“Deus não dá às mulheres nada com que elas não sejam capazes de lidar” diz, a certa altura do filme, um homem. Mignonnes – Primeiros Passos tem sido por aí sobejamente falado essencialmente como alvo de uma crítica feroz contra a sexualização do corpo das crianças. No entanto, sendo este tema um que deve suscitar as maiores reservas e cautelas, não é para mim claro que essa crítica seja justificada.
O filme acompanha uma jovem de 11 anos, Aly, residente num subúrbio pobre de Paris e originária do Senegal. Enquanto ela se transforma numa mulher (o que quer que isso queira dizer), o filme explora a forma como Aly navega pelo processo num constante estado de tensão entre forças antagónicas, que se fazem sentir com igual força.

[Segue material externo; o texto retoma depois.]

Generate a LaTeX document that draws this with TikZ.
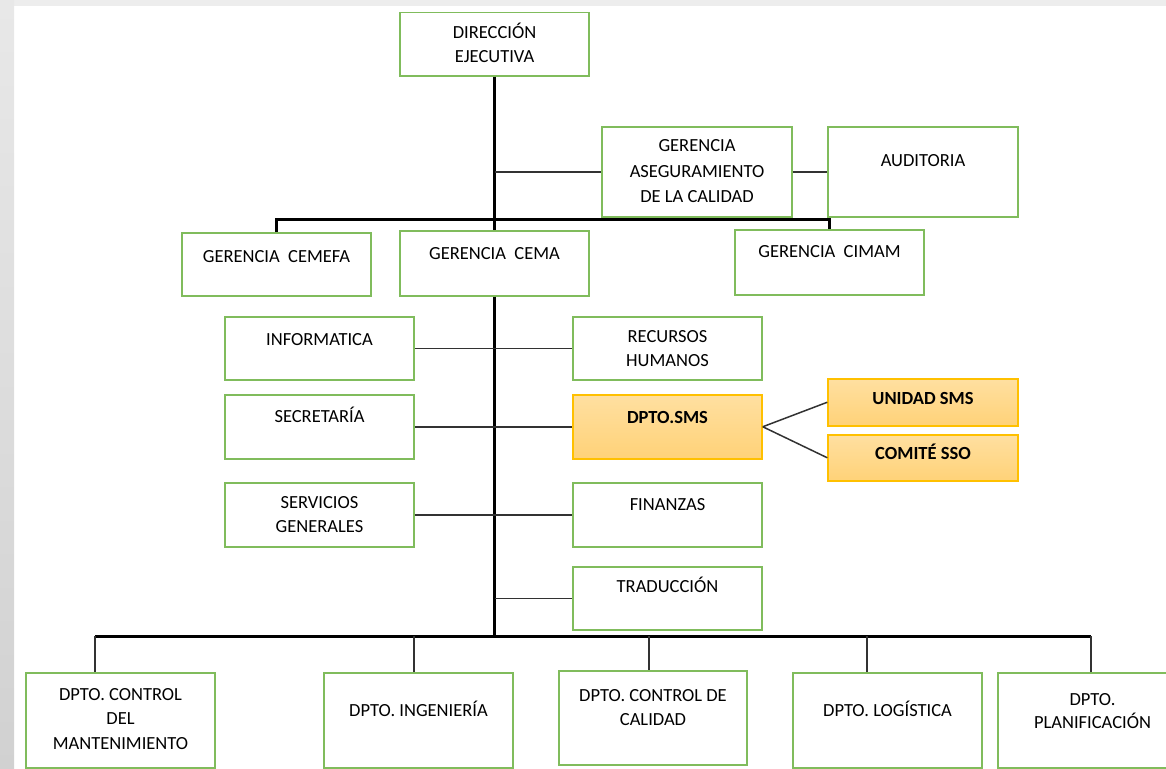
\documentclass[tikz,border=0pt]{standalone}
\usepackage{fontspec}
\setmainfont{Carlito}
\usetikzlibrary{positioning}
\definecolor{boxgreen}{RGB}{128,188,92}
\definecolor{smsfill}{RGB}{255,210,120}
\definecolor{smsedge}{RGB}{255,192,0}
\definecolor{wirec}{RGB}{50,50,50}

\begin{document}
\begin{tikzpicture}
[x=1pt,y=-1pt,
 box/.style={draw=boxgreen,line width=1.5pt,fill=white,minimum width=189pt,inner xsep=2pt,inner ysep=0pt,
             text height=12pt,align=center,anchor=north,font=\fontsize{18.5}{24}\selectfont},
 sms/.style={box,draw=smsedge,top color=smsfill!70!white,bottom color=smsfill,font=\fontsize{18.5}{24}\selectfont\bfseries},
 trunk/.style={line width=3pt,black},
 link/.style={line width=1.5pt,wirec}]
\useasboundingbox (0,0) rectangle (1166,768);
\fill[black!7] (0,0) rectangle (1166,6);
\shade[top color=black!9,bottom color=black!18] (0,0) rectangle (14,768);

% top of the chart
\node[box,minimum height=63pt,text height=36pt,text depth=-3pt] (dir) at (494.5,12) {DIRECCIÓN\\EJECUTIVA};
\node[box,minimum height=90pt,minimum width=190pt,text height=63pt,text depth=1pt,font=\fontsize{18.5}{25.5}\selectfont] (aseg) at (697,126) {GERENCIA\\ASEGURAMIENTO\\DE LA CALIDAD};
\node[box,minimum height=90pt,minimum width=190pt,text depth=22pt] (audit) [right=34.5pt of aseg] {AUDITORIA};
\node[box,minimum height=63pt,text depth=15pt] (cemefa) at (276.5,232) {GERENCIA~ CEMEFA};
\node[box,minimum height=65pt,text depth=19pt] (cema)   at (494.5,230) {GERENCIA~ CEMA};
\node[box,minimum height=65pt,text depth=21pt] (cimam)  at (829.5,229) {GERENCIA~ CIMAM};

% units under CEMA
\node[box,minimum height=63pt,text depth=17pt] (info)  at (319.5,316)          {INFORMATICA};
\node[box,minimum height=64pt,text depth=20pt] (secre) [below=13.5pt of info]  {SECRETARÍA};
\node[box,minimum height=64pt,text height=36pt,text depth=0pt] (serv)  [below=22.5pt of secre] {SERVICIOS\\GENERALES};
\node[box,minimum height=63pt,text height=36pt,text depth=-1pt] (rrhh)  [right=157.5pt of info] {RECURSOS\\HUMANOS};
\node[sms,minimum height=64pt,text depth=18pt] (dsms)  [right=157.5pt of secre] {DPTO.SMS};
\node[box,minimum height=64pt,text depth=20pt] (fin)   [right=157.5pt of serv] {FINANZAS};
\node[box,minimum height=63pt,text depth=23pt] (trad)  [below=18.5pt of fin]   {TRADUCCIÓN};
\node[sms,minimum height=47pt,minimum width=190pt,text depth=7pt] (unidad) at (923,378) {UNIDAD SMS};
\node[sms,minimum height=46pt,minimum width=190pt,text depth=8pt] (comite) [below=7.5pt of unidad] {COMITÉ SSO};

% departments
\node[box,minimum height=95pt,text height=61pt,text depth=3pt,font=\fontsize{18.5}{24.5}\selectfont] (mant) at (120.5,672) {DPTO. CONTROL\\DEL\\MANTENIMIENTO};
\node[box,minimum height=95pt,text depth=19pt] (ing)  at (418.5,672) {DPTO. INGENIERÍA};
\node[box,minimum height=94pt,minimum width=188pt,text height=36pt,text depth=20pt] (cal) at (653,670) {DPTO. CONTROL DE\\CALIDAD};
\node[box,minimum height=95pt,text depth=19pt] (log)  at (887.5,672) {DPTO. LOGÍSTICA};
\node[box,minimum height=95pt,text height=35pt,text depth=18pt,font=\fontsize{18.5}{23}\selectfont] (plan) at (1092.5,672) {DPTO.\\PLANIFICACIÓN};

\coordinate (busT) at (494.5,219);
\coordinate (busB) at (494.5,636);
\coordinate (dA) at (95,636);
\coordinate (dB) at (414,636);
\coordinate (dC) at (649,636);
\coordinate (dD) at (867,636);
\coordinate (dE) at (1091,636);

\draw[trunk] (dir) -- (cema);
\draw[trunk] (cema) -- (busB);
\draw[trunk] (cemefa.north) -- (cemefa.north |- busT) -- (cimam.north |- busT) -- (cimam.north);
\draw[link] (busT |- aseg.west) -- (aseg.west);
\draw[link] (aseg) -- (audit);
\draw[link] (info) -- (rrhh);
\draw[link] (secre) -- (dsms);
\draw[link] (serv.east) -- (serv.east -| fin.west);
\draw[link] (busB |- trad.west) -- (trad.west);
\draw[link] (dsms.east) -- (unidad.west);
\draw[link] (dsms.east) -- (comite.west);

\draw[trunk] (dA) -- (dE);
\draw[link] (dA) -- (dA |- mant.north);
\draw[link] (dB) -- (dB |- ing.north);
\draw[link] (dC) -- (dC |- cal.north);
\draw[link] (dD) -- (dD |- log.north);
\draw[link] (dE) -- (dE |- plan.north);
\end{tikzpicture}
\end{document}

Por um lado, em casa, a miúda é confrontada com uma rigidez por vezes violenta de uma religiosidade puritana. Em casa, ser-se mulher implica saber cozinhar, cuidar do irmão mais novo, aceitar a posição de submissão em relação aos homens, ser modesta, rezar. Por outro lado, na escola, a miúda é confrontada com uma rigidez por vezes violenta de uma hipersexualização dos corpos. Na escola, ser-se mulher é dançar, brigar, fazer tangentes à criminalidade, ser magra, ter formas de mulher e ser objecto de desejo.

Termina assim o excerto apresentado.